Centration shows itself in the child’s inability to switch frames of reference. They latch on to one aspect of the situation and are unable to see that the same situation can be sorted out in a different way as well.
As the child begins to comprehend the notion of symbolic representation, pretend play becomes particularly important. Preoperational children often pretend to be people they are not (e.g. superheroes, policeman, presidents), and may play these roles with props that symbolize real-life objects. Children may also invent imaginary playmates (as well as imaginary crowds, and facts).
Another feature of this stage is the child’s difficulty separating appearance from reality. Things are what they look like. Perception dominates the child’s understanding of the world. How things appear now is the only meaningful calculation.
In addition, the preoperational child lacks conservation, which is the ability to comprehend that a change in appearance may not mean a change in essence. Therefore, the child’s ability to understand the meaning of changes in the situation is severely limited. The preoperational child, having counted two parallel rows of candy to have the same number of pieces, will nevertheless claim that the longer row (where the candy pieces have merely been spread out more) has more candy.
Children in this stage cannot comprehend abstract concepts (like ‘democracy’ or ‘justice’) because those do not relate to their immediate, concrete, and physical experience. Children at this stage are thus prisoners of the present. Whatever is in front of them is what they comprehend and respond to. They lack what psychologists call "source monitoring"—and are thus unable to maintain a clear sense of history, track reliably where something came from, or discern a sequence of cause and effect. In trying to solve a problem, the child will notice what’s in front of him or her and make some intuitive judgment of what it means based primarily on appearances, without regard for logic or history.
I could go on, but life is short and you get the picture.
Trump’s cognitive and psychological maturity deficits explain much about the jarring effect of his appearance and the strong reaction he provokes. Thus, beyond the dissonance and shock of witnessing someone so childlike in a position of truly terrifying and awesome power, the underlying fascination and dread of Trump’s presidency emerge not merely from our sense that we don’t know what he will do tomorrow, but also from the sense that he doesn’t know that, either.
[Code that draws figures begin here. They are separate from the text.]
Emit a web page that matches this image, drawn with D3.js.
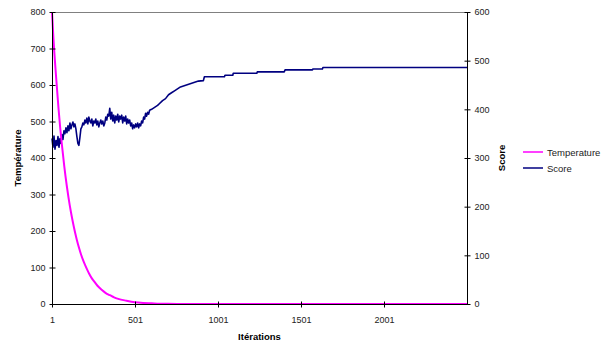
<!DOCTYPE html>
<html><head><meta charset="utf-8">
<script src="https://cdn.jsdelivr.net/npm/d3@7/dist/d3.min.js"></script>
<style>body{margin:0;background:#fff}svg{display:block;font-family:"Liberation Sans",Arial,sans-serif}</style>
</head><body><svg id="c" width="613" height="347"></svg>
<script>
// ---- data ----
const xTicks = [1, 501, 1001, 1501, 2001];
const yLeftTicks = [0, 100, 200, 300, 400, 500, 600, 700, 800];
const yRightTicks = [0, 100, 200, 300, 400, 500, 600];
const seriesNames = ["Temperature", "Score"];

const tempIter = [1, 10, 25, 40, 50, 60, 75, 90, 100, 115, 125, 140, 150, 165, 175, 190, 200, 215, 225, 240, 250, 275, 300, 325, 350, 375, 400, 450, 500, 550, 600, 650, 700, 800, 1000, 1500, 2000, 2501];
const tempVal  = [800, 725, 626, 537, 485, 439, 377, 324, 293, 252, 228, 196, 177, 152, 137, 118, 107, 92, 83, 71, 65, 50, 39, 30, 24, 18, 14, 9, 5, 3, 2, 1, 0.5, 0, 0, 0, 0, 0];

const scoreIter = [1, 7, 13, 19, 25, 31, 37, 43, 49, 55, 61, 67, 73, 79, 85, 91, 97, 103, 109, 115, 121, 127, 133, 139, 145, 151, 157, 163, 169, 175, 181, 187, 193, 199, 205, 211, 217, 223, 229, 235, 241, 247, 253, 259, 265, 271, 277, 283, 289, 295, 301, 307, 313, 319, 325, 331, 337, 343, 349, 355, 361, 367, 373, 379, 385, 391, 397, 403, 409, 415, 421, 427, 433, 439, 445, 451, 457, 463, 469, 475, 481, 487, 493, 499, 505, 511, 517, 523, 529, 535, 541, 547, 553, 559, 565, 571, 577, 583, 589, 601, 619, 637, 649, 667, 685, 703, 721, 739, 757, 775, 793, 811, 829, 847, 865, 883, 913, 919, 1040, 1043, 1090, 1093, 1235, 1238, 1400, 1405, 1570, 1573, 1630, 1633, 2501];
const scoreVal  = [340, 322, 345, 318, 336, 326, 344, 322, 340, 330, 348, 338, 356, 350, 362, 352, 366, 356, 372, 360, 368, 374, 364, 370, 360, 344, 330, 326, 342, 360, 364, 372, 368, 378, 372, 382, 370, 384, 376, 372, 380, 366, 376, 372, 380, 368, 376, 364, 372, 378, 370, 376, 366, 372, 384, 378, 390, 386, 402, 380, 394, 376, 388, 372, 386, 378, 390, 374, 386, 380, 388, 372, 384, 376, 386, 370, 380, 372, 378, 366, 372, 360, 368, 362, 370, 364, 372, 362, 370, 366, 376, 372, 384, 380, 392, 386, 394, 390, 398, 400, 404, 408, 412, 418, 422, 430, 434, 438, 442, 446, 448, 450, 452, 454, 456, 458, 459, 467, 467, 470, 470, 474, 474, 477, 477, 481, 481, 483, 483, 486, 486];

// ---- chart ----
const svg = d3.select("#c");
const L = 52, R = 467, T = 12, B = 304;
const x = d3.scaleLinear().domain([1, 2501]).range([L, R]);
const yL = d3.scaleLinear().domain([0, 800]).range([B, T]);
const yR = d3.scaleLinear().domain([0, 600]).range([B, T]);
const txt = "#222";

// top border
svg.append("line").attr("x1", L).attr("x2", R).attr("y1", T + 0.5).attr("y2", T + 0.5)
  .attr("stroke", "#808080").attr("stroke-width", 1);

const tempData = tempIter.map((d, i) => [d, tempVal[i]]);
const scoreData = scoreIter.map((d, i) => [d, scoreVal[i]]);

svg.append("path").datum(scoreData)
  .attr("d", d3.line().x(d => x(d[0])).y(d => yR(d[1])))
  .attr("fill", "none").attr("stroke", "#000080").attr("stroke-width", 1.6).attr("stroke-linejoin", "round");
svg.append("path").datum(tempData)
  .attr("d", d3.line().x(d => x(d[0])).y(d => yL(d[1])).curve(d3.curveMonotoneX))
  .attr("fill", "none").attr("stroke", "#FF00FF").attr("stroke-width", 2);

// axes
const gL = svg.append("g").attr("transform", `translate(${L + 0.5},0)`)
  .call(d3.axisLeft(yL).tickValues(yLeftTicks).tickSize(3).tickPadding(4));
gL.selectAll(".tick line").attr("x1", 3);
const gR = svg.append("g").attr("transform", `translate(${R + 0.5},0)`)
  .call(d3.axisRight(yR).tickValues(yRightTicks).tickSize(3).tickPadding(4));
gR.selectAll(".tick line").attr("x1", -3);
const gB = svg.append("g").attr("transform", `translate(0,${B + 0.5})`)
  .call(d3.axisBottom(x).tickValues(xTicks).tickFormat(d3.format("d")).tickSize(3).tickPadding(9));
gB.selectAll(".tick line").attr("y1", -3);
[gL, gR, gB].forEach(g => {
  g.select(".domain").attr("stroke", "#000");
  g.selectAll(".tick line").attr("stroke", "#000");
  g.selectAll("text").attr("fill", txt).style("font-size", "9px").style("font-family", '"Liberation Sans",Arial,sans-serif');
});
gL.select(".domain").attr("d", `M0,${T}V${B}`);
gR.select(".domain").attr("d", `M0,${T}V${B}`);
gB.select(".domain").attr("d", `M${L},0H${R}`);

// titles
svg.append("text").attr("transform", `translate(21,${(T + B) / 2}) rotate(-90)`)
  .attr("text-anchor", "middle").attr("font-size", 9.5).attr("font-weight", "bold").attr("fill", "#000").text("Température");
svg.append("text").attr("transform", `translate(505,${(T + B) / 2}) rotate(-90)`)
  .attr("text-anchor", "middle").attr("font-size", 9.5).attr("font-weight", "bold").attr("fill", "#000").text("Score");
svg.append("text").attr("x", (L + R) / 2).attr("y", 340)
  .attr("text-anchor", "middle").attr("font-size", 9.5).attr("font-weight", "bold").attr("fill", "#000").text("Itérations");

// legend
const legColors = ["#FF00FF", "#000080"];
seriesNames.forEach((n, i) => {
  const yy = 152 + i * 16;
  svg.append("line").attr("x1", 523).attr("x2", 543).attr("y1", yy).attr("y2", yy)
    .attr("stroke", legColors[i]).attr("stroke-width", 1.5);
  svg.append("text").attr("x", 547).attr("y", yy + 3.5).attr("font-size", 9.5).attr("fill", txt).text(n);
});
</script></body></html>
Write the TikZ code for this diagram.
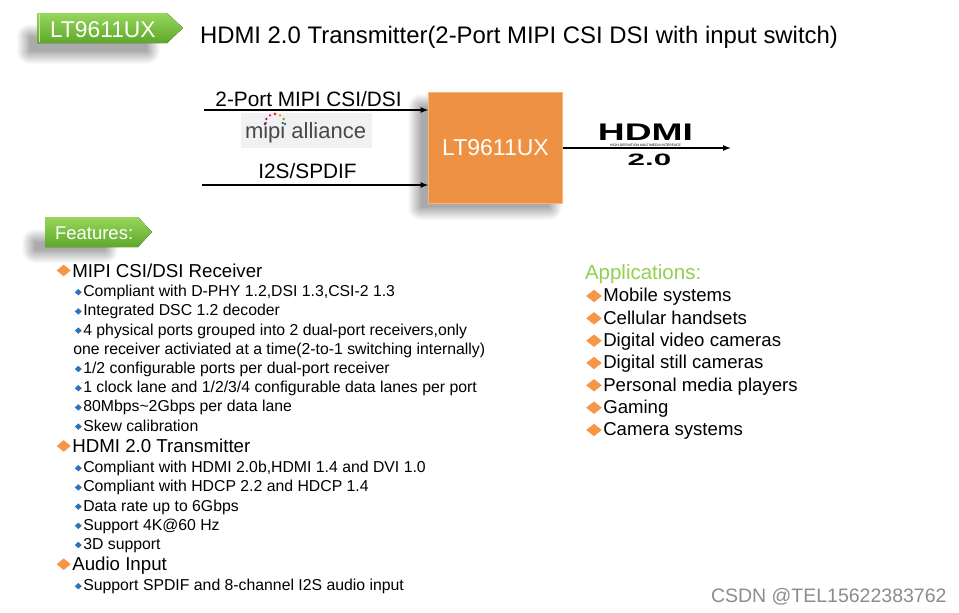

Generally, the process of achieving psychological maturity—like most processes of psychological change—does not work by eliminating an early structure for a later one (like, say, the way technological innovation tends to work). Rather, new structures are added on top of the existing earlier ones. This is why we all retain infantile psychological tendencies to some degree (we throw temper tantrums; we lick ice-cream cones; we resort to magical thinking; we admire our parents; we act on impulse, failing to consider long-term consequences). Yet our newer, more mature tendencies usually run the show. The early structures do not disappear from consciousness or memory, but they lose their top billing, their leadership role.
The process of achieving psychological maturity, while informed in part by one’s temperament and genetic endowment, depends heavily on learning. One can only speculate as to the reasons for Trump’s apparent deficits in this area. Extreme privilege can itself become a form of deprivation that may sometimes impede certain aspects of development. At any rate, the culprit does not seem to be intelligence. Trump is not dumb. His critics in this regard often sloppily confuse stupid (which he is not) with ignorant (which he often is).
In truth, we don’t know what about Trump’s life experience has prevented him from achieving maturity. Yet that developmental failure appears—ironically or tragically, depending on your sensibilities—to be at the core of both his unique attraction and the singular danger he poses.